## WRITTEN INSTRUCTION
Reproduce the listing word for word, leaving every picture behind.
----
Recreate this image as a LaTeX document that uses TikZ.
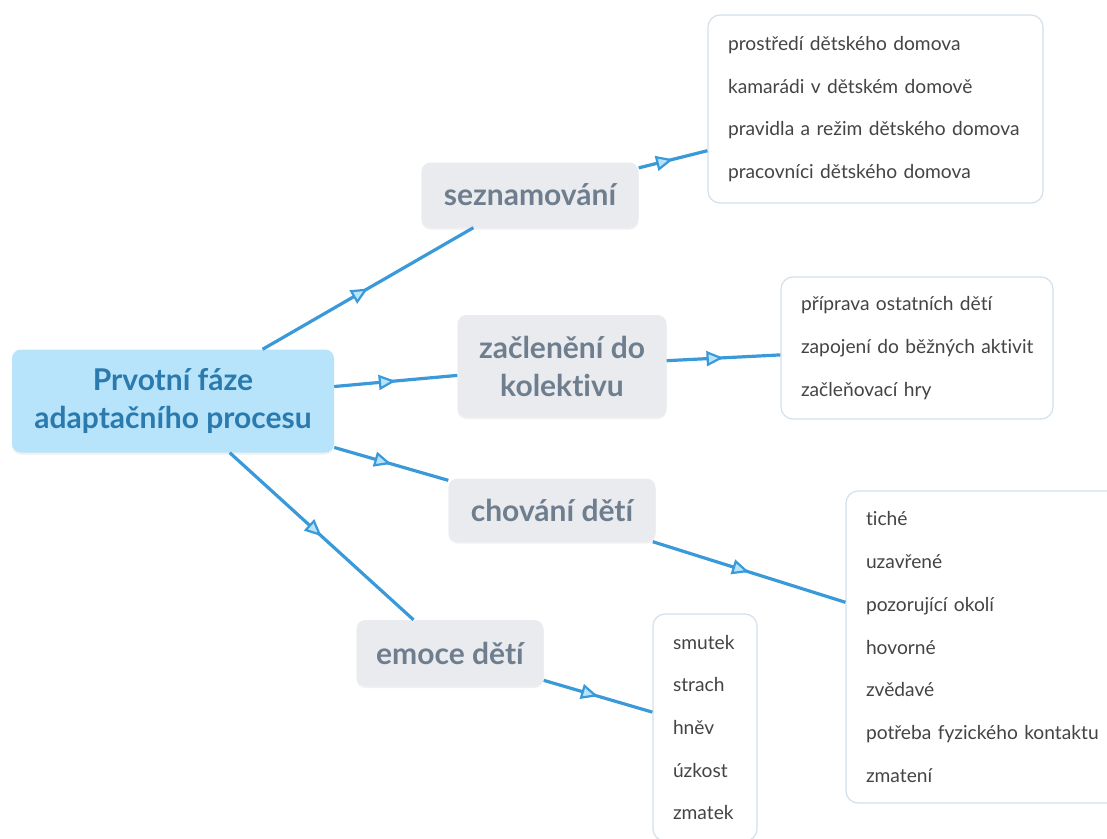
\documentclass[tikz,border=0pt]{standalone}
\usepackage{fontspec}
\setmainfont{Lato}[Ligatures=NoCommon]
\usepackage{tikz}
\usetikzlibrary{arrows.meta,decorations.markings,shadows}
\definecolor{rootfill}{HTML}{B7E3FB}
\definecolor{roottext}{HTML}{2B7AAE}
\definecolor{topicfill}{HTML}{E9EBEE}
\definecolor{topictext}{HTML}{6E7E8F}
\definecolor{leafline}{HTML}{D3E0EA}
\definecolor{leaftext}{HTML}{444444}
\definecolor{linkblue}{HTML}{3A9AD9}
\definecolor{arrowfill}{HTML}{B7E3FB}

\begin{document}
\begin{tikzpicture}[x=1pt, y=-1pt,
    root/.style={rectangle, rounded corners=9pt, fill=rootfill, text=roottext, align=center,
        font=\fontsize{30}{38}\selectfont\bfseries, minimum width=322pt, minimum height=103pt,
        drop shadow={opacity=.12, shadow xshift=0pt, shadow yshift=-2pt}},
    topic/.style={rectangle, rounded corners=9pt, fill=topicfill, text=topictext, align=center,
        font=\fontsize{30}{38}\selectfont\bfseries,
        drop shadow={opacity=.12, shadow xshift=0pt, shadow yshift=-2pt}},
    leaf/.style={rectangle, rounded corners=12pt, draw=leafline, line width=1.2pt, fill=white,
        text=leaftext, align=left, inner xsep=20pt, font=\fontsize{19.2}{42.7}\selectfont},
    link/.style={draw=linkblue, line width=3.2pt, postaction={decorate},
        decoration={markings, mark=at position .5 with {\arrow{Triangle[length=17pt, width=15pt, fill=arrowfill, line width=2.2pt]}}}}
]
                
                    \useasboundingbox (0,0) rectangle (1107,838);
                    \clip (0,0) rectangle (1107,838);

                    \node[root] (prvotni) at (173,401) {Prvotní fáze\\adaptačního procesu};

                    \node[topic, minimum width=217pt, minimum height=65pt] (seznam) at (530,195) {seznamování};
                    \node[topic, minimum width=209pt, minimum height=102pt] (zaclen) at (562,366) {začlenění do\\kolektivu};
                    \node[topic, minimum width=207pt, minimum height=63pt] (chovani) at (552,510) {chování dětí};
                    \node[topic, minimum width=187pt, minimum height=66pt] (emoce) at (450,653) {emoce dětí};

                    \node[leaf, text width=295pt, minimum height=188pt] (seznamL) at (875.5,109) {prostředí dětského domova\\kamarádi v dětském domově\\\mbox{pravidla a režim dětského domova}\\pracovníci dětského domova};
                    \node[leaf, text width=232pt, minimum height=142pt] (zaclenL) at (917,348) {příprava ostatních dětí\\\mbox{zapojení do běžných aktivit}\\začleňovací hry};
                    \node[leaf, text width=244pt, minimum height=312pt] (chovaniL) at (988,647) {tiché\\uzavřené\\pozorující okolí\\hovorné\\zvědavé\\\mbox{potřeba fyzického kontaktu}\\zmatení};
                    \node[leaf, text width=64pt, minimum height=227pt] (emoceL) at (705,727.5) {smutek\\strach\\hněv\\úzkost\\zmatek};

                    \draw[link] (prvotni) -- (seznam);
                    \draw[link] (prvotni) -- (zaclen);
                    \draw[link] (prvotni) -- (chovani);
                    \draw[link] (prvotni) -- (emoce);
                    \draw[link] (seznam) -- (seznamL);
                    \draw[link] (zaclen) -- (zaclenL);
                    \draw[link] (chovani) -- (chovaniL);
                    \draw[link] (emoce) -- (emoceL);
                    
                \end{tikzpicture}
\end{document}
----
## WORKED ANSWER
Recreate this image as a LaTeX document that uses TikZ.
\documentclass[tikz,border=0pt]{standalone}
\usepackage{fontspec}
\setmainfont{Lato}[Ligatures=NoCommon]
\usepackage{tikz}
\usetikzlibrary{arrows.meta,decorations.markings,shadows}
\definecolor{rootfill}{HTML}{B7E3FB}
\definecolor{roottext}{HTML}{2B7AAE}
\definecolor{topicfill}{HTML}{E9EBEE}
\definecolor{topictext}{HTML}{6E7E8F}
\definecolor{leafline}{HTML}{D3E0EA}
\definecolor{leaftext}{HTML}{444444}
\definecolor{linkblue}{HTML}{3A9AD9}
\definecolor{arrowfill}{HTML}{B7E3FB}

\begin{document}
\begin{tikzpicture}[x=1pt, y=-1pt,
    root/.style={rectangle, rounded corners=9pt, fill=rootfill, text=roottext, align=center,
        font=\fontsize{30}{38}\selectfont\bfseries, minimum width=322pt, minimum height=103pt,
        drop shadow={opacity=.12, shadow xshift=0pt, shadow yshift=-2pt}},
    topic/.style={rectangle, rounded corners=9pt, fill=topicfill, text=topictext, align=center,
        font=\fontsize{30}{38}\selectfont\bfseries,
        drop shadow={opacity=.12, shadow xshift=0pt, shadow yshift=-2pt}},
    leaf/.style={rectangle, rounded corners=12pt, draw=leafline, line width=1.2pt, fill=white,
        text=leaftext, align=left, inner xsep=20pt, font=\fontsize{19.2}{42.7}\selectfont},
    link/.style={draw=linkblue, line width=3.2pt, postaction={decorate},
        decoration={markings, mark=at position .5 with {\arrow{Triangle[length=17pt, width=15pt, fill=arrowfill, line width=2.2pt]}}}}
]
                
                    \useasboundingbox (0,0) rectangle (1107,838);
                    \clip (0,0) rectangle (1107,838);

                    \node[root] (prvotni) at (173,401) {Prvotní fáze\\adaptačního procesu};

                    \node[topic, minimum width=217pt, minimum height=65pt] (seznam) at (530,195) {seznamování};
                    \node[topic, minimum width=209pt, minimum height=102pt] (zaclen) at (562,366) {začlenění do\\kolektivu};
                    \node[topic, minimum width=207pt, minimum height=63pt] (chovani) at (552,510) {chování dětí};
                    \node[topic, minimum width=187pt, minimum height=66pt] (emoce) at (450,653) {emoce dětí};

                    \node[leaf, text width=295pt, minimum height=188pt] (seznamL) at (875.5,109) {prostředí dětského domova\\kamarádi v dětském domově\\\mbox{pravidla a režim dětského domova}\\pracovníci dětského domova};
                    \node[leaf, text width=232pt, minimum height=142pt] (zaclenL) at (917,348) {příprava ostatních dětí\\\mbox{zapojení do běžných aktivit}\\začleňovací hry};
                    \node[leaf, text width=244pt, minimum height=312pt] (chovaniL) at (988,647) {tiché\\uzavřené\\pozorující okolí\\hovorné\\zvědavé\\\mbox{potřeba fyzického kontaktu}\\zmatení};
                    \node[leaf, text width=64pt, minimum height=227pt] (emoceL) at (705,727.5) {smutek\\strach\\hněv\\úzkost\\zmatek};

                    \draw[link] (prvotni) -- (seznam);
                    \draw[link] (prvotni) -- (zaclen);
                    \draw[link] (prvotni) -- (chovani);
                    \draw[link] (prvotni) -- (emoce);
                    \draw[link] (seznam) -- (seznamL);
                    \draw[link] (zaclen) -- (zaclenL);
                    \draw[link] (chovani) -- (chovaniL);
                    \draw[link] (emoce) -- (emoceL);
                    
                \end{tikzpicture}
\end{document}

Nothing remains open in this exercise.